» **WORK TO DO**:
Give back the full listing, character for character, with no pictures.

-------

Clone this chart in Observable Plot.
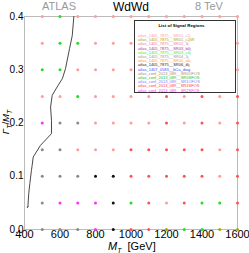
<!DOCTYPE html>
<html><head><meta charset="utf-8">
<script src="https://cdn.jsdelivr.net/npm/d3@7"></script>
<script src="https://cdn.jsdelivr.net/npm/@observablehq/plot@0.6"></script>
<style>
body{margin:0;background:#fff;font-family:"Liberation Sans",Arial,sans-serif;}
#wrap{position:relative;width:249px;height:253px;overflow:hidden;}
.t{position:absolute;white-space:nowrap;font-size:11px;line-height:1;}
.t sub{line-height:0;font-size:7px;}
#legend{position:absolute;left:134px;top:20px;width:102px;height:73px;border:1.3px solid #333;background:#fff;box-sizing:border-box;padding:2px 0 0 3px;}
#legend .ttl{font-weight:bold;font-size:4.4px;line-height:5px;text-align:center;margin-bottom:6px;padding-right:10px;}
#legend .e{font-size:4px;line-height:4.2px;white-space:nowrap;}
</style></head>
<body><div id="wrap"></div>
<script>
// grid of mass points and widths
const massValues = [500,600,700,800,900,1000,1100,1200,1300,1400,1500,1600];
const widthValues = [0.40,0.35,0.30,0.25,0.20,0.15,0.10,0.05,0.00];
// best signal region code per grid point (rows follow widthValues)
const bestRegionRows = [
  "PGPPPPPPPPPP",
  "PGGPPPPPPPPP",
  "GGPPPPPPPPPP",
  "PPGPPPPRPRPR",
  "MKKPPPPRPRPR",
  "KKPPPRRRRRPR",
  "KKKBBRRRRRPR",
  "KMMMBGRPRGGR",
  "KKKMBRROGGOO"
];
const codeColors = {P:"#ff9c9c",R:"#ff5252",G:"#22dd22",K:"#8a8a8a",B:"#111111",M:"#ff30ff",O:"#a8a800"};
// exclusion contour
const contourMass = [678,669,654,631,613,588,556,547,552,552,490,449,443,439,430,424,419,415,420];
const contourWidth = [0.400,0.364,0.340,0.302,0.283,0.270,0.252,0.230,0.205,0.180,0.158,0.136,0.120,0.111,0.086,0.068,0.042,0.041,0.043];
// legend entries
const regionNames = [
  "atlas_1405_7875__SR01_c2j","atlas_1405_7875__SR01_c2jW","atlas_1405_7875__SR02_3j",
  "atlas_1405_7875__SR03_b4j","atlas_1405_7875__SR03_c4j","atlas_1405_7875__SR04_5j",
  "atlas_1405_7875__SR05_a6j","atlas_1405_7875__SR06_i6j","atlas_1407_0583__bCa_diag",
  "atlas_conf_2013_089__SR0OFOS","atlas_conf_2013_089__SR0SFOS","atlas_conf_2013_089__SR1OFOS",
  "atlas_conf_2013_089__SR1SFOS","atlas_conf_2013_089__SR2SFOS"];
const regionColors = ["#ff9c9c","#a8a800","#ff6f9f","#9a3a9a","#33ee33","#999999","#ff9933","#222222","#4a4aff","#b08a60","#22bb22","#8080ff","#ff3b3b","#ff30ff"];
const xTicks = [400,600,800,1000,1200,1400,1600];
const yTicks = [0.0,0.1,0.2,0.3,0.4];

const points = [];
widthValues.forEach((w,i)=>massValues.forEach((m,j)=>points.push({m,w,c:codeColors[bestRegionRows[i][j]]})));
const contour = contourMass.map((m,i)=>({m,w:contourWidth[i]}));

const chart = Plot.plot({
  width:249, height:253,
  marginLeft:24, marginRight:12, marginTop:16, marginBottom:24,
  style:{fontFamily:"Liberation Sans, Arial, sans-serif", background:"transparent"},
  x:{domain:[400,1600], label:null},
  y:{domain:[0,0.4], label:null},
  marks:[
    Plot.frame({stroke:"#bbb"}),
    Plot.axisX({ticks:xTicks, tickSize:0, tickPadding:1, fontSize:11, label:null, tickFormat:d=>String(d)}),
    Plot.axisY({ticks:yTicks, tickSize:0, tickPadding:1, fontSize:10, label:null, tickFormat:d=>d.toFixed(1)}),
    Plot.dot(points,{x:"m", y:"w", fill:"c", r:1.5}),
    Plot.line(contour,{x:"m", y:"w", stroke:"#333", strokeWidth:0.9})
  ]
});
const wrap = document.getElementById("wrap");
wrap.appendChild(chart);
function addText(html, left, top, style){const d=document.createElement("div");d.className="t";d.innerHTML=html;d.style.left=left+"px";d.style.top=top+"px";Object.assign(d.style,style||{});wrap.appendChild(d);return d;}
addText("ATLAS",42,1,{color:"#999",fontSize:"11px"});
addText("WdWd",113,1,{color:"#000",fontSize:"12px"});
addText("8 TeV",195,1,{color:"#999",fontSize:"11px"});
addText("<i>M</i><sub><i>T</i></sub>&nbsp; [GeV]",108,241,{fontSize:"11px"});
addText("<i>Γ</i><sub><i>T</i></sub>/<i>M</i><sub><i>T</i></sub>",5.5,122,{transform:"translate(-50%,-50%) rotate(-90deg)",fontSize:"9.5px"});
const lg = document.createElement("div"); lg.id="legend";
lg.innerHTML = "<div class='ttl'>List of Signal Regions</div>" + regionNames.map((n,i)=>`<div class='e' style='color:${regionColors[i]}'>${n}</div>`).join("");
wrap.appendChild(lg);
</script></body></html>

-------

» **THE SOLUTION**:
Clone this chart in Observable Plot.
<!DOCTYPE html>
<html><head><meta charset="utf-8">
<script src="https://cdn.jsdelivr.net/npm/d3@7"></script>
<script src="https://cdn.jsdelivr.net/npm/@observablehq/plot@0.6"></script>
<style>
body{margin:0;background:#fff;font-family:"Liberation Sans",Arial,sans-serif;}
#wrap{position:relative;width:249px;height:253px;overflow:hidden;}
.t{position:absolute;white-space:nowrap;font-size:11px;line-height:1;}
.t sub{line-height:0;font-size:7px;}
#legend{position:absolute;left:134px;top:20px;width:102px;height:73px;border:1.3px solid #333;background:#fff;box-sizing:border-box;padding:2px 0 0 3px;}
#legend .ttl{font-weight:bold;font-size:4.4px;line-height:5px;text-align:center;margin-bottom:6px;padding-right:10px;}
#legend .e{font-size:4px;line-height:4.2px;white-space:nowrap;}
</style></head>
<body><div id="wrap"></div>
<script>
// grid of mass points and widths
const massValues = [500,600,700,800,900,1000,1100,1200,1300,1400,1500,1600];
const widthValues = [0.40,0.35,0.30,0.25,0.20,0.15,0.10,0.05,0.00];
// best signal region code per grid point (rows follow widthValues)
const bestRegionRows = [
  "PGPPPPPPPPPP",
  "PGGPPPPPPPPP",
  "GGPPPPPPPPPP",
  "PPGPPPPRPRPR",
  "MKKPPPPRPRPR",
  "KKPPPRRRRRPR",
  "KKKBBRRRRRPR",
  "KMMMBGRPRGGR",
  "KKKMBRROGGOO"
];
const codeColors = {P:"#ff9c9c",R:"#ff5252",G:"#22dd22",K:"#8a8a8a",B:"#111111",M:"#ff30ff",O:"#a8a800"};
// exclusion contour
const contourMass = [678,669,654,631,613,588,556,547,552,552,490,449,443,439,430,424,419,415,420];
const contourWidth = [0.400,0.364,0.340,0.302,0.283,0.270,0.252,0.230,0.205,0.180,0.158,0.136,0.120,0.111,0.086,0.068,0.042,0.041,0.043];
// legend entries
const regionNames = [
  "atlas_1405_7875__SR01_c2j","atlas_1405_7875__SR01_c2jW","atlas_1405_7875__SR02_3j",
  "atlas_1405_7875__SR03_b4j","atlas_1405_7875__SR03_c4j","atlas_1405_7875__SR04_5j",
  "atlas_1405_7875__SR05_a6j","atlas_1405_7875__SR06_i6j","atlas_1407_0583__bCa_diag",
  "atlas_conf_2013_089__SR0OFOS","atlas_conf_2013_089__SR0SFOS","atlas_conf_2013_089__SR1OFOS",
  "atlas_conf_2013_089__SR1SFOS","atlas_conf_2013_089__SR2SFOS"];
const regionColors = ["#ff9c9c","#a8a800","#ff6f9f","#9a3a9a","#33ee33","#999999","#ff9933","#222222","#4a4aff","#b08a60","#22bb22","#8080ff","#ff3b3b","#ff30ff"];
const xTicks = [400,600,800,1000,1200,1400,1600];
const yTicks = [0.0,0.1,0.2,0.3,0.4];

const points = [];
widthValues.forEach((w,i)=>massValues.forEach((m,j)=>points.push({m,w,c:codeColors[bestRegionRows[i][j]]})));
const contour = contourMass.map((m,i)=>({m,w:contourWidth[i]}));

const chart = Plot.plot({
  width:249, height:253,
  marginLeft:24, marginRight:12, marginTop:16, marginBottom:24,
  style:{fontFamily:"Liberation Sans, Arial, sans-serif", background:"transparent"},
  x:{domain:[400,1600], label:null},
  y:{domain:[0,0.4], label:null},
  marks:[
    Plot.frame({stroke:"#bbb"}),
    Plot.axisX({ticks:xTicks, tickSize:0, tickPadding:1, fontSize:11, label:null, tickFormat:d=>String(d)}),
    Plot.axisY({ticks:yTicks, tickSize:0, tickPadding:1, fontSize:10, label:null, tickFormat:d=>d.toFixed(1)}),
    Plot.dot(points,{x:"m", y:"w", fill:"c", r:1.5}),
    Plot.line(contour,{x:"m", y:"w", stroke:"#333", strokeWidth:0.9})
  ]
});
const wrap = document.getElementById("wrap");
wrap.appendChild(chart);
function addText(html, left, top, style){const d=document.createElement("div");d.className="t";d.innerHTML=html;d.style.left=left+"px";d.style.top=top+"px";Object.assign(d.style,style||{});wrap.appendChild(d);return d;}
addText("ATLAS",42,1,{color:"#999",fontSize:"11px"});
addText("WdWd",113,1,{color:"#000",fontSize:"12px"});
addText("8 TeV",195,1,{color:"#999",fontSize:"11px"});
addText("<i>M</i><sub><i>T</i></sub>&nbsp; [GeV]",108,241,{fontSize:"11px"});
addText("<i>Γ</i><sub><i>T</i></sub>/<i>M</i><sub><i>T</i></sub>",5.5,122,{transform:"translate(-50%,-50%) rotate(-90deg)",fontSize:"9.5px"});
const lg = document.createElement("div"); lg.id="legend";
lg.innerHTML = "<div class='ttl'>List of Signal Regions</div>" + regionNames.map((n,i)=>`<div class='e' style='color:${regionColors[i]}'>${n}</div>`).join("");
wrap.appendChild(lg);
</script></body></html>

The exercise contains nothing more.